(What you are asked to do) Print word for word the first line of the listing below and every line after it, through the line with "ax = fig.add_axes([0.129, 0.108, 0.777, 0.816])". Leave out the pictures and the rest.
• • • • •
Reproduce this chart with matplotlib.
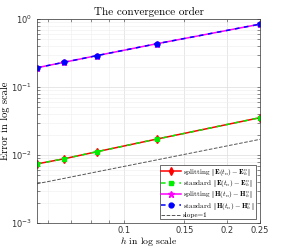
import matplotlib
matplotlib.use('Agg')
import matplotlib.pyplot as plt
from matplotlib.ticker import FixedLocator, NullFormatter

plt.rcParams['mathtext.fontset'] = 'cm'
plt.rcParams['font.family'] = 'DejaVu Sans'
plt.rcParams['axes.formatter.use_mathtext'] = True

# mesh sizes h = 1/18, 1/15, 1/12, 1/8, 1/4
h = [1 / 18, 1 / 15, 1 / 12, 1 / 8, 1 / 4]

err_E_split = [0.0074, 0.0088, 0.0112, 0.0172, 0.0354]
err_E_std = [0.0074, 0.0088, 0.0112, 0.0172, 0.0354]
err_H_split = [0.192, 0.231, 0.290, 0.434, 0.840]
err_H_std = [0.192, 0.231, 0.290, 0.434, 0.840]
slope_ref = [0.00378, 0.00453, 0.00567, 0.0085, 0.0170]

xticks = [0.1, 0.15, 0.2, 0.25]
xtick_labels = ['0.1', '0.15', '0.2', '0.25']

fig = plt.figure(figsize=(2.87, 2.5), dpi=100)
ax = fig.add_axes([0.129, 0.108, 0.777, 0.816])

ax.loglog(h, err_E_split, '-', color='red', marker='d', ms=4, lw=1.1,
          label=r'splitting $\|\mathbf{E}(t_n)-\mathbf{E}_h^n\|$')
ax.loglog(h, err_E_std, '--', color='#00ee00', marker='s', ms=3.5, lw=1.1,
          dashes=(3, 3), label=r'standard $\|\mathbf{E}(t_n)-\mathbf{E}_h^n\|$')
ax.loglog(h, err_H_split, '-', color='magenta', marker='*', ms=5, lw=1.1,
          label=r'splitting $\|\mathbf{H}(t_n)-\mathbf{H}_h^n\|$')
ax.loglog(h, err_H_std, '--', color='blue', marker='o', ms=3.5, lw=1.1,
          dashes=(3, 3), label=r'standard $\|\mathbf{H}(t_n)-\mathbf{H}_h^n\|$')
ax.loglog(h, slope_ref, '--', color='#555555', lw=0.7, label='slope=1')

ax.set_xlim(h[0], h[-1])
ax.set_ylim(1e-3, 1e0)
ax.xaxis.set_major_locator(FixedLocator(xticks))
ax.set_xticklabels(xtick_labels)
ax.xaxis.set_minor_formatter(NullFormatter())

ax.grid(True, which='major', color='#dddddd', lw=0.5)
ax.grid(True, which='minor', color='#eeeeee', lw=0.4)
ax.tick_params(labelsize=6, direction='in', which='both', top=True, right=True,
               length=2, width=0.4, colors='#333333')
ax.tick_params(axis='x', pad=2)
for s in ax.spines.values():
    s.set_linewidth(0.5)
    s.set_color('#333333')

ax.set_title('The convergence order', fontsize=8, fontname='cmr10', pad=3)
ax.set_xlabel(r'$h$ in log scale', fontsize=7, fontname='cmr10', labelpad=0)
ax.set_ylabel('Error in log scale', fontsize=7.5, fontname='cmr10', labelpad=1)

leg = ax.legend(loc='lower right', handlelength=2.8,
                prop={'family': 'cmr10', 'size': 5.1},
                borderpad=0.2, labelspacing=0.05, handletextpad=0.3,
                fancybox=False, framealpha=1, borderaxespad=0.5)
leg.get_frame().set_edgecolor('#333333')
leg.get_frame().set_linewidth(0.5)

fig.savefig('out.png', dpi=100)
• • • • •
(Output for this exercise)
Reproduce this chart with matplotlib.
import matplotlib
matplotlib.use('Agg')
import matplotlib.pyplot as plt
from matplotlib.ticker import FixedLocator, NullFormatter

plt.rcParams['mathtext.fontset'] = 'cm'
plt.rcParams['font.family'] = 'DejaVu Sans'
plt.rcParams['axes.formatter.use_mathtext'] = True

# mesh sizes h = 1/18, 1/15, 1/12, 1/8, 1/4
h = [1 / 18, 1 / 15, 1 / 12, 1 / 8, 1 / 4]

err_E_split = [0.0074, 0.0088, 0.0112, 0.0172, 0.0354]
err_E_std = [0.0074, 0.0088, 0.0112, 0.0172, 0.0354]
err_H_split = [0.192, 0.231, 0.290, 0.434, 0.840]
err_H_std = [0.192, 0.231, 0.290, 0.434, 0.840]
slope_ref = [0.00378, 0.00453, 0.00567, 0.0085, 0.0170]

xticks = [0.1, 0.15, 0.2, 0.25]
xtick_labels = ['0.1', '0.15', '0.2', '0.25']

fig = plt.figure(figsize=(2.87, 2.5), dpi=100)
ax = fig.add_axes([0.129, 0.108, 0.777, 0.816])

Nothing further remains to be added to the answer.